I am a huge fan of TMZ, Perez Hilton and US Weekly. I love watching videos and flipping through tons of photos of Britney Spears and her babies, or should I say toddlers now. I feel like I’m a part of her life by watching them grow up in the media.

As a fan of certain celebrities, I enjoy anything the paparazzi can get a hold of. Videos of Shia LaBeouf walking around the streets of LA never get old either.

Through the years it’s obvious paparazzi will do anything for a photo. However, I don’t believe that the paparazzi have gone too far with celebrities at all. If you are willing to be in the public eye as a celebrity, then there are going to be some consequences.

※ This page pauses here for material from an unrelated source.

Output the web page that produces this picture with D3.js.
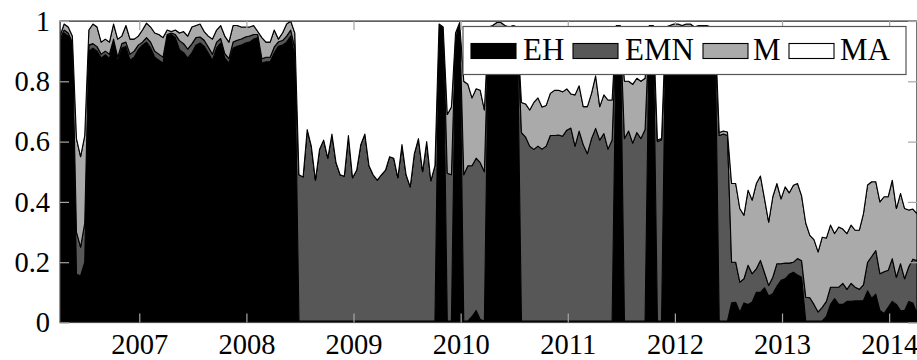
<!DOCTYPE html>
<html><head><meta charset="utf-8">
<script src="https://cdn.jsdelivr.net/npm/d3@7"></script>
<style>body{margin:0;background:#fff}svg{display:block}</style>
</head><body>
<svg id="chart" width="917" height="360"></svg>
<script>
// ---------------- data ----------------
const seriesNames = ["EH", "EMN", "M", "MA"];
const seriesColors = ["#000000", "#575757", "#aaaaaa", "#ffffff"];
const startYear = 2006.26;      // first observation (decimal year)
const periodsPerYear = 26;      // bi-weekly observations

const EH = [
 .93,.96,.95,.92,.16,.155,.20,.90,.91,.90,
 .877,.888,.875,.93,.865,.91,.915,.87,.88,.905,
 .92,.93,.91,.88,.87,.86,.95,.955,.945,.905,
 .895,.877,.894,.92,.927,.916,.894,.87,.91,.927,
 .877,.86,.91,.916,.92,.927,.93,.94,.945,.86,
 .865,.865,.894,.916,.92,.93,.95,.88,.005,.005,
 .005,.005,.005,.005,.005,.005,.005,.005,.005,.005,
 .005,.005,.005,.005,.005,.005,.005,.005,.005,.005,
 .005,.005,.005,.005,.005,.005,.005,.005,.005,.005,
 .005,.005,.985,.975,.005,.005,.93,.99,.005,.005,
 .02,.04,.01,.005,.97,.97,.965,.96,.97,.97,
 .975,.97,.005,.005,.005,.005,.005,.005,.005,.005,
 .005,.005,.005,.005,.005,.005,.005,.005,.005,.005,
 .005,.005,.005,.005,.005,.97,.97,.005,.005,.005,
 .005,.005,.005,.97,.97,.005,.005,.96,.97,.975,
 .965,.97,.96,.97,.965,.97,.975,.97,.965,.96,
 .005,.005,.005,.065,.067,.034,.065,.06,.068,.10,
 .10,.115,.088,.095,.12,.14,.145,.16,.167,.158,
 .15,.005,.005,.005,.005,.005,.02,.06,.079,.06,
 .06,.07,.07,.072,.072,.073,.105,.08,.094,.04,
 .03,.05,.07,.06,.04,.04,.07,.065,.03
];
const EMN = [
 .01,.01,.01,.01,.14,.095,.13,.02,.015,.015,
 .013,.012,.015,.01,.015,.015,.015,.02,.02,.015,
 .01,.015,.02,.02,.02,.02,.005,.005,.01,.03,
 .03,.03,.03,.025,.02,.02,.02,.02,.02,.015,
 .015,.015,.02,.02,.02,.02,.02,.015,.01,.015,
 .015,.015,.02,.015,.015,.02,.02,.03,.485,.478,
 .635,.58,.467,.57,.60,.54,.62,.525,.485,.48,
 .615,.475,.50,.585,.62,.515,.485,.467,.485,.50,
 .545,.54,.475,.585,.485,.445,.555,.605,.495,.595,
 .465,.515,.005,.005,.49,.485,.01,.005,.485,.515,
 .50,.505,.52,.495,.005,.005,.01,.01,.005,.005,
 .005,.005,.625,.61,.58,.569,.58,.57,.58,.615,
 .615,.617,.613,.633,.64,.58,.63,.585,.555,.605,
 .639,.60,.622,.57,.60,.005,.005,.605,.63,.59,
 .625,.605,.635,.005,.005,.595,.60,.005,.005,.005,
 .01,.005,.01,.005,.005,.005,.005,.005,.005,.005,
 .615,.62,.615,.135,.133,.10,.08,.13,.094,.078,
 .106,.05,.035,.055,.075,.055,.052,.037,.033,.054,
 .055,.079,.077,.055,.03,.045,.05,.057,.038,.057,
 .07,.04,.06,.045,.038,.052,.095,.139,.145,.122,
 .138,.123,.142,.09,.155,.105,.115,.145,.175
];
const M = [
 .01,.02,.02,.02,.31,.30,.29,.05,.065,.065,
 .04,.04,.04,.05,.06,.025,.055,.05,.04,.03,
 .04,.048,.05,.06,.065,.065,.015,.005,.015,.025,
 .04,.043,.056,.04,.043,.029,.036,.05,.04,.043,
 .058,.055,.055,.049,.04,.033,.03,.03,.01,.07,
 .05,.05,.056,.009,.025,.04,.03,.05,0,0,
 0,0,0,0,0,0,0,0,0,0,
 0,0,0,0,0,0,0,0,0,0,
 0,0,0,0,0,0,0,0,0,0,
 0,0,0,0,.195,.225,.02,0,.31,.27,
 .225,.23,.24,.205,.005,.01,.02,.025,.01,.005,
 .005,.005,.10,.11,.12,.156,.16,.14,.135,.14,
 .15,.148,.147,.137,.113,.17,.15,.126,.156,.15,
 .174,.111,.128,.163,.133,.01,.01,.19,.165,.195,
 .18,.19,.17,.01,.01,.005,.005,.015,.01,.01,
 .015,.01,.02,.015,.01,.01,.005,.01,.01,.01,
 .01,.01,.012,.261,.261,.244,.211,.249,.244,.283,
 .28,.245,.21,.267,.266,.215,.253,.233,.255,.249,
 .215,.246,.207,.215,.199,.233,.21,.206,.178,.20,
 .18,.185,.193,.189,.196,.236,.256,.248,.228,.238,
 .249,.244,.26,.228,.233,.233,.188,.166,.156
];
const MA = [
 .05,.01,.02,.05,.39,.45,.38,.03,.01,.02,
 .07,.06,.07,.01,.06,.05,.015,.06,.06,.05,
 .03,.007,.02,.04,.045,.055,.03,.035,.03,.04,
 .035,.05,.02,.015,.01,.035,.05,.06,.03,.015,
 .05,.07,.015,.015,.02,.02,.02,.015,.035,.055,
 .07,.07,.03,.06,.04,.01,0,.04,.51,.517,
 .36,.415,.528,.425,.395,.455,.375,.47,.51,.515,
 .38,.52,.495,.41,.375,.48,.51,.528,.51,.495,
 .45,.455,.52,.41,.51,.55,.44,.39,.50,.40,
 .53,.48,.01,.02,.31,.285,.04,.005,.20,.21,
 .255,.225,.23,.295,.02,.015,.005,.005,.015,.02,
 .015,.02,.27,.275,.295,.27,.255,.285,.28,.24,
 .23,.23,.235,.225,.242,.245,.215,.284,.284,.24,
 .182,.284,.245,.262,.262,.015,.015,.20,.20,.21,
 .19,.20,.19,.015,.015,.395,.39,.02,.015,.01,
 .01,.015,.01,.01,.02,.015,.015,.015,.02,.025,
 .37,.365,.368,.539,.539,.622,.644,.561,.594,.539,
 .514,.59,.667,.583,.539,.59,.55,.57,.545,.539,
 .58,.67,.711,.725,.766,.717,.72,.677,.705,.683,
 .69,.705,.677,.694,.694,.639,.544,.533,.533,.60,
 .583,.583,.528,.622,.572,.622,.627,.624,.639
];
const yearTicks = [2007, 2008, 2009, 2010, 2011, 2012, 2013, 2014];
const yearLabels = ["2007", "2008", "2009", "2010", "2011", "2012", "2013", "2014"];
const yTicks = [0, 0.2, 0.4, 0.6, 0.8, 1];
const yTickLabels = ["0", "0.2", "0.4", "0.6", "0.8", "1"];

// ---------------- chart ----------------
const seriesData = { EH, EMN, M, MA };
const dates = EH.map((_, i) => startYear + i / periodsPerYear);
const rows = dates.map((d, i) => {
  const r = { date: d };
  seriesNames.forEach(k => r[k] = seriesData[k][i]);
  return r;
});
const layers = d3.stack().keys(seriesNames)(rows);

const L = 60, R = 917, T = 21, B = 322.5;
const FONT = '"Liberation Serif"';
const svg = d3.select("#chart");

const x = d3.scaleLinear().domain([dates[0], dates[dates.length - 1]]).range([L, R]);
const y = d3.scaleLinear().domain([0, 1]).range([B, T]);

svg.append("defs").append("clipPath").attr("id", "plotclip")
  .append("rect").attr("x", L).attr("y", T).attr("width", R - L).attr("height", B - T);

const area = d3.area()
  .x(d => x(d.data.date))
  .y0(d => y(d[0]))
  .y1(d => y(d[1]));

svg.append("g").attr("clip-path", "url(#plotclip)")
  .selectAll("path").data(layers).join("path")
  .attr("d", area)
  .attr("fill", (d, i) => seriesColors[i])
  .attr("stroke", "#000")
  .attr("stroke-width", 1.1)
  .attr("stroke-linejoin", "round");

// frame
svg.append("rect").attr("x", L).attr("y", T).attr("width", R - L + 1).attr("height", B - T)
  .attr("fill", "none").attr("stroke", "#4a4a4a").attr("stroke-width", 1.2);

function styleAxis(g, labels) {
  g.attr("font-family", null).attr("font-size", null);
  g.select(".domain").remove();
  g.selectAll(".tick line").attr("stroke", "#a6a6a6").attr("stroke-width", 1.2);
  g.selectAll(".tick text").style("font-family", FONT)
    .style("font-size", "28.5px").attr("fill", "#000");
  if (!labels) g.selectAll(".tick text").remove();
}

svg.append("g").attr("transform", `translate(0,${B})`)
  .call(d3.axisBottom(x).tickValues(yearTicks).tickFormat((d, i) => yearLabels[i])
    .tickSizeInner(-9).tickSizeOuter(0).tickPadding(11))
  .call(g => styleAxis(g, true));
svg.append("g").attr("transform", `translate(0,${T})`)
  .call(d3.axisTop(x).tickValues(yearTicks).tickSizeInner(-9).tickSizeOuter(0))
  .call(g => styleAxis(g, false));
svg.append("g").attr("transform", `translate(${L},0)`)
  .call(d3.axisLeft(y).tickValues(yTicks).tickFormat((d, i) => yTickLabels[i])
    .tickSizeInner(-9).tickSizeOuter(0).tickPadding(10))
  .call(g => styleAxis(g, true));
svg.append("g").attr("transform", `translate(${R},0)`)
  .call(d3.axisRight(y).tickValues(yTicks).tickSizeInner(-9).tickSizeOuter(0))
  .call(g => styleAxis(g, false));

// legend
const lg = svg.append("g");
lg.append("rect").attr("x", 463).attr("y", 26.5).attr("width", 443).attr("height", 48)
  .attr("fill", "#fff").attr("stroke", "#555").attr("stroke-width", 1.2);
const swatchX = [471, 573, 703, 789];
const textX = [523, 625, 753, 840];
seriesNames.forEach((name, i) => {
  lg.append("rect").attr("x", swatchX[i]).attr("y", 43.5).attr("width", 45).attr("height", 15)
    .attr("fill", seriesColors[i]).attr("stroke", "#000").attr("stroke-width", 1.1);
  lg.append("text").attr("x", textX[i]).attr("y", 60)
    .style("font-family", FONT).style("font-size", "31px").attr("fill", "#000").text(name);
});
</script>
</body></html>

Celebrities make a disgusting amount of money on just one concert or appearance on TV. They need to realize their lives are extremely different than an average American.

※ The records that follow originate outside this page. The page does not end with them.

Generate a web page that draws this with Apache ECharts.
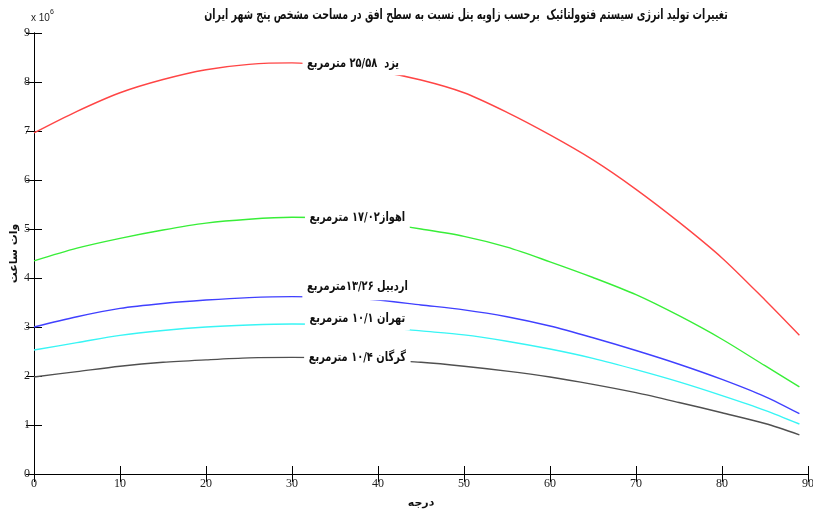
<!DOCTYPE html>
<html><head><meta charset="utf-8">
<script src="https://cdn.jsdelivr.net/npm/echarts@6/dist/echarts.min.js"></script>
<style>html,body{margin:0;padding:0;background:#fff}#c{width:813px;height:513px}</style>
</head><body><div id="c"></div>
<script>
const angles = [0,5,10,15,20,25,30,35,40,45,50,55,60,65,70,75,80,85,89];
const yazd    = [6.96,7.40,7.78,8.05,8.25,8.36,8.39,8.33,8.22,8.04,7.78,7.38,6.92,6.41,5.81,5.14,4.41,3.55,2.83];
const ahvaz   = [4.35,4.61,4.81,4.98,5.12,5.20,5.24,5.22,5.13,5.00,4.85,4.63,4.33,4.01,3.66,3.23,2.75,2.21,1.78];
const ardabil = [3.00,3.21,3.38,3.48,3.55,3.60,3.62,3.60,3.55,3.45,3.35,3.21,3.02,2.78,2.52,2.24,1.93,1.58,1.23];
const tehran  = [2.53,2.68,2.83,2.93,3.00,3.04,3.06,3.05,3.00,2.92,2.84,2.71,2.55,2.36,2.13,1.88,1.60,1.30,1.02];
const gorgan  = [1.98,2.09,2.20,2.28,2.33,2.37,2.38,2.37,2.33,2.28,2.20,2.10,1.98,1.83,1.66,1.46,1.25,1.03,0.80];
const names = ['یزد  ۲۵/۵۸ مترمربع','اهواز۱۷/۰۲ مترمربع','اردبیل ۱۳/۲۶مترمربع','تهران ۱۰/۱ مترمربع','گرگان ۱۰/۴ مترمربع'];
const titleText = 'تغییرات تولید انرژی سیستم فتوولتائیک  برحسب زاویه پنل نسبت به سطح افق در مساحت مشخص پنج شهر ایران';
const xName = 'درجه';
const yName = 'وات ساعت';

const allSeries = [yazd, ahvaz, ardabil, tehran, gorgan];
const colors = ['#ff4545','#38ee38','#4040ff','#38f5f5','#505050'];
// label placement in data coordinates (layout, not data)
const labelPos = [
  {x:37.1, y:8.37, pad:[4,6,6,6]},
  {x:37.6, y:5.23, pad:[4,6,6,6]},
  {x:37.6, y:3.83, pad:[3,6,12,6]},
  {x:37.6, y:3.18, pad:[3,6,8,6]},
  {x:37.6, y:2.38, pad:[4,6,5,6]}
];
const persianFont = 'DejaVu Sans';
const chart = echarts.init(document.getElementById('c'), null, {renderer:'canvas'});
const axisCommon = {
  type:'value', min:0,
  axisLine:{show:true, lineStyle:{color:'#000', width:1}},
  axisTick:{show:true, inside:true, length:8, lineStyle:{color:'#000'}},
  splitLine:{show:false}
};
const tickFont = 'Liberation Sans Narrow';
chart.setOption({
  animation:false,
  backgroundColor:'#fff',
  grid:{left:34, right:5, top:33, bottom:39, containLabel:false, outerBoundsMode:'none'},
  xAxis:[
    Object.assign({}, axisCommon, {max:90, interval:10, position:'bottom',
      name:xName, nameLocation:'middle', nameGap:24, nameMoveOverlap:false,
      nameTextStyle:{fontFamily:persianFont, fontWeight:'bold', fontSize:11, color:'#111'},
      axisLabel:{fontFamily:tickFont, fontSize:12, color:'#222', margin:4}}),
    Object.assign({}, axisCommon, {max:90, interval:10, position:'top', axisLabel:{show:false}})
  ],
  yAxis:[
    Object.assign({}, axisCommon, {max:9, interval:1, position:'left',
      name:yName, nameLocation:'middle', nameGap:14, nameRotate:90, nameMoveOverlap:false,
      nameTextStyle:{fontFamily:persianFont, fontWeight:'bold', fontSize:11, color:'#111'},
      axisLabel:{fontFamily:tickFont, fontSize:12, color:'#222', margin:4}}),
    Object.assign({}, axisCommon, {max:9, interval:1, position:'right', axisLabel:{show:false}})
  ],
  series: allSeries.map((vals, i) => ({
    type:'line', name:names[i],
    data: angles.map((a, k) => [a, vals[k]]),
    showSymbol:false, smooth:0.3,
    lineStyle:{color:colors[i], width:1.4},
    itemStyle:{color:colors[i]},
    z: 2
  }))
});

const graphics = [
  {type:'text', x:466, y:15, scaleX:0.675, z:10,
    style:{text:titleText, font:'bold 14px "DejaVu Sans"', fill:'#111', align:'center', verticalAlign:'middle'}},
  {type:'text', x:31, y:7, z:10,
    style:{text:'{a|x 10}{b|6}', rich:{a:{fontFamily:'Liberation Sans', fontSize:10, fill:'#222', padding:[6,0,0,0]}, b:{fontFamily:'Liberation Sans', fontSize:7, fill:'#222', padding:[0,0,6,0]}}}}
];
labelPos.forEach((p, i) => {
  const pt = chart.convertToPixel({xAxisIndex:0, yAxisIndex:0}, [p.x, p.y]);
  graphics.push({type:'text', x:pt[0], y:pt[1], scaleX:0.76, z:20,
    style:{text:names[i], font:'bold 13px "DejaVu Sans"', fill:'#111', align:'center', verticalAlign:'middle',
      backgroundColor:'#fff', padding:p.pad}});
});
chart.setOption({graphic:graphics});
</script></body></html>
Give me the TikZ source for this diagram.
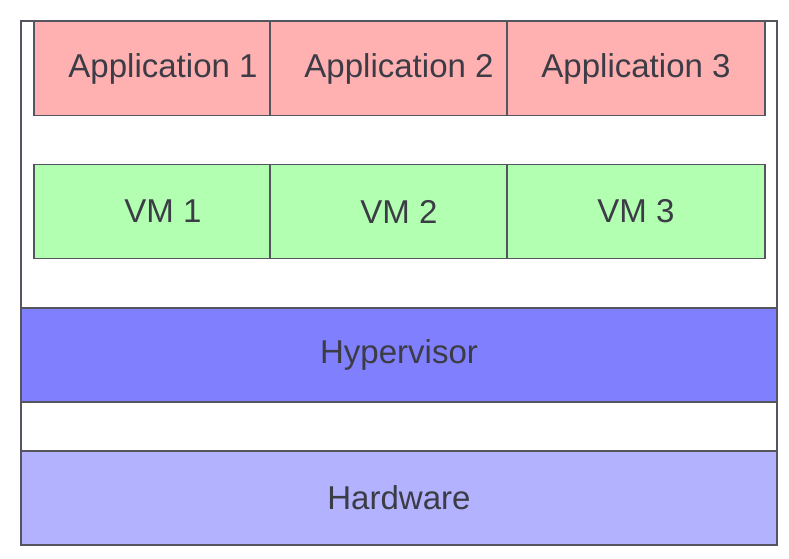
\documentclass[tikz,border=0pt]{standalone}
\usepackage{fontspec}
\setmainfont{Liberation Sans}
\usepackage{tikz}
\usetikzlibrary{positioning}
\definecolor{appred}{RGB}{255, 176, 176}
\definecolor{vmgreen}{RGB}{178, 255, 178}
\definecolor{hypblue}{RGB}{128, 128, 255}
\definecolor{hwblue}{RGB}{178, 178, 255}
\definecolor{edgegray}{RGB}{85, 85, 95}
\definecolor{textgray}{RGB}{60, 60, 70}

\tikzset{
    layerbox/.style={draw=edgegray, line width=0.6pt, minimum height=1.88cm,
        inner sep=0pt, text=textgray, font=\fontsize{18.8}{22}\selectfont},
    slotbox/.style={layerbox, minimum width=5.16cm},
    widebox/.style={layerbox, minimum width=15.12cm}
}

\begin{document}
\begin{tikzpicture}
        \useasboundingbox (0,0) rectangle (15.78,11.16);
        % Outer frame
        \draw[edgegray, line width=0.9pt] (0.42,0.26) rectangle (15.54,10.74);
        
        % Applications
        \node[slotbox, fill=appred] (app1) at (3.26,9.79) {Application 1};
        \node[slotbox, fill=appred] (app2) at (7.98,9.79) {Application 2};
        \node[slotbox, fill=appred] (app3) at (12.72,9.79) {Application 3};
        
        % Virtual machines
        \node[slotbox, fill=vmgreen] (vm1) at (3.26,6.93) {VM 1};
        \node[slotbox, fill=vmgreen] (vm2) at (7.98,6.93) {VM 2};
        \node[slotbox, fill=vmgreen] (vm3) at (12.72,6.93) {VM 3};
        
        % Hypervisor and hardware
        \node[widebox, fill=hypblue] (hyp) at (7.98,4.06) {Hypervisor};
        \node[widebox, fill=hwblue] (hw) at (7.98,1.20) {Hardware};
    \end{tikzpicture}
\end{document}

The paparazzi are entitled to snap as many photos as the desire; if the celebrities don’t want photos taken of them, then they can always hide in their mansion or beach house.

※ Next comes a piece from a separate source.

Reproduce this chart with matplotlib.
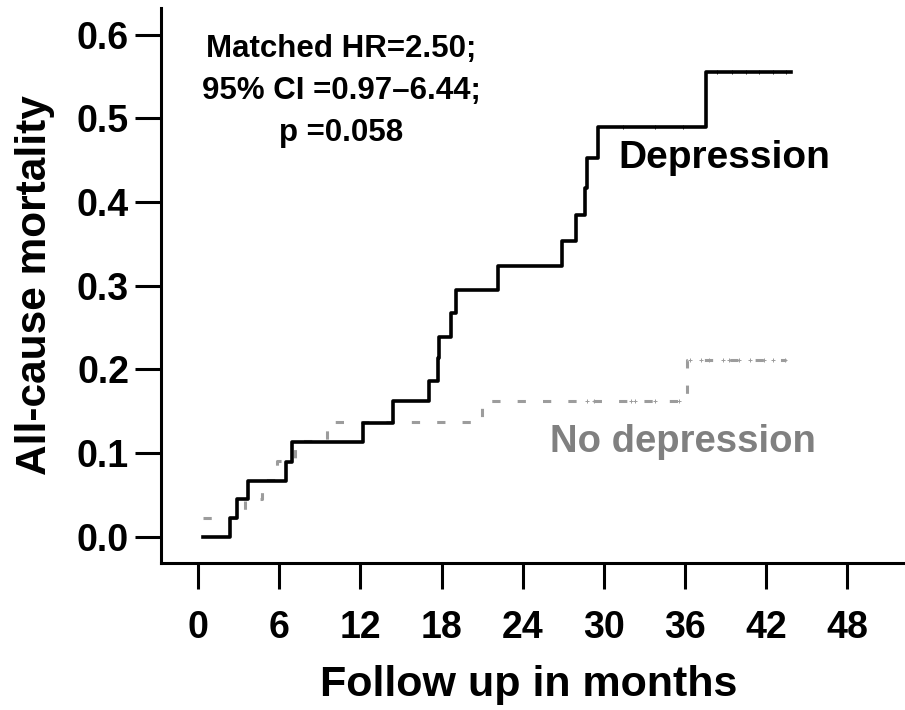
import numpy as np
import matplotlib
matplotlib.use("Agg")
import matplotlib.pyplot as plt

plt.rcParams['font.family'] = ['Liberation Sans', 'DejaVu Sans']
plt.rcParams['font.weight'] = 'bold'

# cumulative all-cause mortality (Kaplan-Meier, 1 - S)
dep_months = [0.35, 2.34, 2.86, 3.68, 6.49, 6.93, 12.18, 14.4, 17.06, 17.75, 17.85,
              18.7, 19.1, 22.2, 26.9, 27.95, 28.6, 28.75, 29.6, 37.55, 43.9]
dep_risk = [0.0, 0.022, 0.045, 0.067, 0.089, 0.113, 0.136, 0.162, 0.186, 0.214, 0.239,
            0.267, 0.295, 0.324, 0.353, 0.385, 0.417, 0.453, 0.490, 0.556, 0.556]
dep_censor = [31.4, 33.8, 35.9, 38.4, 39.5, 40.5, 41.5, 42.5, 43.5]

nodep_months = [0.35, 3.45, 4.7, 5.8, 7.15, 9.5, 20.97, 36.15, 43.5]
nodep_risk = [0.022, 0.045, 0.068, 0.091, 0.114, 0.137, 0.162, 0.211, 0.211]
nodep_censor = [28.8, 29.3, 32.0, 32.3, 33.8, 35.6, 36.4, 37.2, 37.8, 38.8,
                39.3, 40.0, 40.8, 41.9, 42.5, 43.4]

x_ticks = [0, 6, 12, 18, 24, 30, 36, 42, 48]
y_ticks = [0.0, 0.1, 0.2, 0.3, 0.4, 0.5, 0.6]
annot_lines = ["Matched HR=2.50;", "95% CI =0.97\u20136.44;", "p =0.058"]


def at_step(months, risk, t):
    idx = np.searchsorted(months, t, side='right') - 1
    return np.asarray(risk)[idx]


fig = plt.figure(figsize=(9.05, 7.1), dpi=100)
ax = fig.add_axes([161 / 905, 147 / 710, 744 / 905, 555 / 710])

ax.step(nodep_months, nodep_risk, where='post', color='#9c9c9c', lw=2.2,
        linestyle=(0, (2.7, 5.6)))
ax.plot(nodep_censor, at_step(nodep_months, nodep_risk, nodep_censor), '+',
        color='#9c9c9c', ms=3.5, mew=0.7)
ax.step(dep_months, dep_risk, where='post', color='black', lw=2.6)
ax.plot(dep_censor, at_step(dep_months, dep_risk, dep_censor), '|',
        color='black', ms=3, mew=0.6)

ax.set_xlim(-2.76, 52.3)
ax.set_ylim(-0.0315, 0.632)
ax.set_xticks(x_ticks)
ax.set_yticks(y_ticks)
ax.set_yticklabels([f"{v:.1f}" for v in y_ticks])

for s in ['top', 'right']:
    ax.spines[s].set_visible(False)
for s in ['left', 'bottom']:
    ax.spines[s].set_linewidth(2.2)

ax.tick_params(axis='both', direction='out', length=18.5, width=2.2, labelsize=27)
ax.tick_params(axis='x', pad=15)
ax.tick_params(axis='y', pad=4.5)

ax.set_xlabel("Follow up in months", fontsize=31, fontweight='bold')
ax.xaxis.set_label_coords(0.4946, -0.184)
ax.set_ylabel("All-cause mortality", fontsize=30.5, fontweight='bold')
ax.yaxis.set_label_coords(-0.1425, 0.501)

for i, line in enumerate(annot_lines):
    fig.text(341 / 905, 1 - (57 + 42 * i) / 710, line, ha='center', va='baseline',
             fontsize=22.5, fontweight='bold')

fig.text(724 / 905, 1 - 168 / 710, "Depression", ha='center', va='baseline',
         fontsize=28, fontweight='bold', color='black')
fig.text(683 / 905, 1 - 452 / 710, "No depression", ha='center', va='baseline',
         fontsize=27.5, fontweight='bold', color='#808080')

fig.savefig("out.png", dpi=100)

I don’t have any sympathy for actors or actresses in any aspect because they live easy lives and a little attention never hurt anyone.

It’s not about fans caring that Paris Hilton is going shopping every day. Celebrity photos are all about money. This has become a form of living, getting paid hundreds of dollars for a photo of any celebrity and being supported by popular Web sites and gossip magazines like US Weekly and People.

Photo taking is a career for millions all over the country. During the Britney breakdown, paparazzi were making over $5,000 for a single shot. Celebrities get their money; let the paparazzi get theirs.

However, I do think that if the west coast wants to make taking photos of celebrities a legal form of money making, there should be certain laws set. The paparazzi crowds who block celebrities’ cars, making them unable to drive away quickly, is wrong.

Lindsay Lohan’s reported crashes are prime examples of how the paparazzi cause accidents harming the public. I think that in states where tons of paparazzi are present, the senate should take action to create a list of laws so they are not harming the public.

A distance rule of staying at least 10 feet away from the celebrity while photo taking is reasonable. Celebrities are still humans and we all need some personal space no matter if we appeared in a movie or not.

I think how paparazzi antagonize celebrities to get them to reply back on certain rumors is wrong. Trying to get them to reply is just another trick to get celebrities to act out of control, so they can just post more photos online.

I am definitely a fan of stalking celebrities online and I enjoy the tabloids as well.

However, I don’t feel bad for any celebrity who complains about photo takers and paparazzi stalking them, it’s a part of their title of being famous.